**The exercise**
Starting at the first line of the data, please print exactly those lines through the one that holds "yticks = list(range(0, 11))", omitting every picture.

** begin Dataset extract **

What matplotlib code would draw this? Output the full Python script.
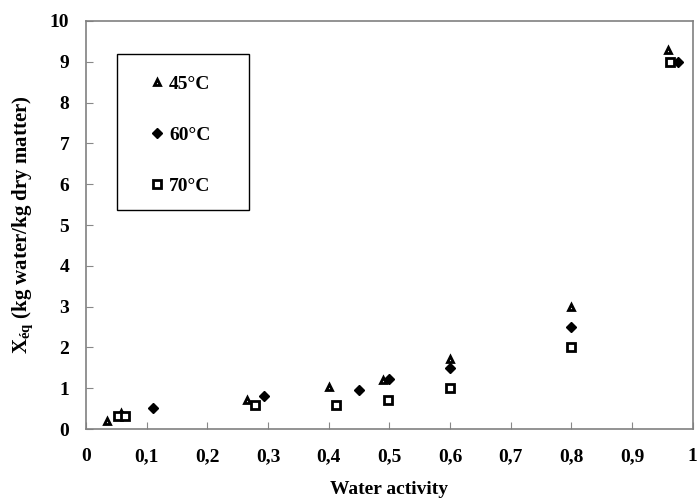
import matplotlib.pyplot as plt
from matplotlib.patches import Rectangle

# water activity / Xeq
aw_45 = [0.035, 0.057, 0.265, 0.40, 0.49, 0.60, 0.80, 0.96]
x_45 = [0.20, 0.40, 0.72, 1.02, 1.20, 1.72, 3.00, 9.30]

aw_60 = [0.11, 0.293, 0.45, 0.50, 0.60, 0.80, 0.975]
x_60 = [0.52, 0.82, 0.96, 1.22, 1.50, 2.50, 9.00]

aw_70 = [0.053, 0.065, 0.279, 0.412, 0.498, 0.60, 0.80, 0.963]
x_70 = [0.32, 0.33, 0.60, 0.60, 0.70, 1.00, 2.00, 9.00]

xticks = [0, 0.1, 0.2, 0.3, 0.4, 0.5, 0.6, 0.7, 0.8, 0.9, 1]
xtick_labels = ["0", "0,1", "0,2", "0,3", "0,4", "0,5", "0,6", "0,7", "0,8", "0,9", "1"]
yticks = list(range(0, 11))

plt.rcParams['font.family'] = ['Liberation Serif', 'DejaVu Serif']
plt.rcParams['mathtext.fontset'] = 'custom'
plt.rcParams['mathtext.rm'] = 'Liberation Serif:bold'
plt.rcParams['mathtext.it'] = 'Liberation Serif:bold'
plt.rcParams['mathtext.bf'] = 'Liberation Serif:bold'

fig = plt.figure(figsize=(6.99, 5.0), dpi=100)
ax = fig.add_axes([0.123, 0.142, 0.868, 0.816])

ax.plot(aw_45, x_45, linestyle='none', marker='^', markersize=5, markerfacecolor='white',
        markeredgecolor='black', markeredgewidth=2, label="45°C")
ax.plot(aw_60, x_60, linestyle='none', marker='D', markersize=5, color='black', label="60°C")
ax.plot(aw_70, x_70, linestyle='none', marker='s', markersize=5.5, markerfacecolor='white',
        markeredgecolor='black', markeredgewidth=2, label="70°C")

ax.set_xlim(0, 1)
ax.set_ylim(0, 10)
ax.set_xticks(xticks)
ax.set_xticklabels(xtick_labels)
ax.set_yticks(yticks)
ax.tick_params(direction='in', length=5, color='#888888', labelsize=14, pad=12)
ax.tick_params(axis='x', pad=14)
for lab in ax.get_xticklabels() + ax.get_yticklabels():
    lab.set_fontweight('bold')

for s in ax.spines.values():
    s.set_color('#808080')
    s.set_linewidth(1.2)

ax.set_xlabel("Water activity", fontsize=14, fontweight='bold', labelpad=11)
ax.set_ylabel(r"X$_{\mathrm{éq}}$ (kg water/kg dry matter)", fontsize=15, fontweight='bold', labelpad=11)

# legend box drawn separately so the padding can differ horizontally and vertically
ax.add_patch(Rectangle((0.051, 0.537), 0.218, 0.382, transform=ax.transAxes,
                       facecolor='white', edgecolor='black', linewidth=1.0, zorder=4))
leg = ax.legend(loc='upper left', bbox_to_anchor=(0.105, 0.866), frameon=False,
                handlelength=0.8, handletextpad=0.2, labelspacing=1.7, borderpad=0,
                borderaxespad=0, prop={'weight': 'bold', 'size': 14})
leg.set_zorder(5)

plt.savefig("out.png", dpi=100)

** end Dataset extract **

**Correct result**
What matplotlib code would draw this? Output the full Python script.
import matplotlib.pyplot as plt
from matplotlib.patches import Rectangle

# water activity / Xeq
aw_45 = [0.035, 0.057, 0.265, 0.40, 0.49, 0.60, 0.80, 0.96]
x_45 = [0.20, 0.40, 0.72, 1.02, 1.20, 1.72, 3.00, 9.30]

aw_60 = [0.11, 0.293, 0.45, 0.50, 0.60, 0.80, 0.975]
x_60 = [0.52, 0.82, 0.96, 1.22, 1.50, 2.50, 9.00]

aw_70 = [0.053, 0.065, 0.279, 0.412, 0.498, 0.60, 0.80, 0.963]
x_70 = [0.32, 0.33, 0.60, 0.60, 0.70, 1.00, 2.00, 9.00]

xticks = [0, 0.1, 0.2, 0.3, 0.4, 0.5, 0.6, 0.7, 0.8, 0.9, 1]
xtick_labels = ["0", "0,1", "0,2", "0,3", "0,4", "0,5", "0,6", "0,7", "0,8", "0,9", "1"]
yticks = list(range(0, 11))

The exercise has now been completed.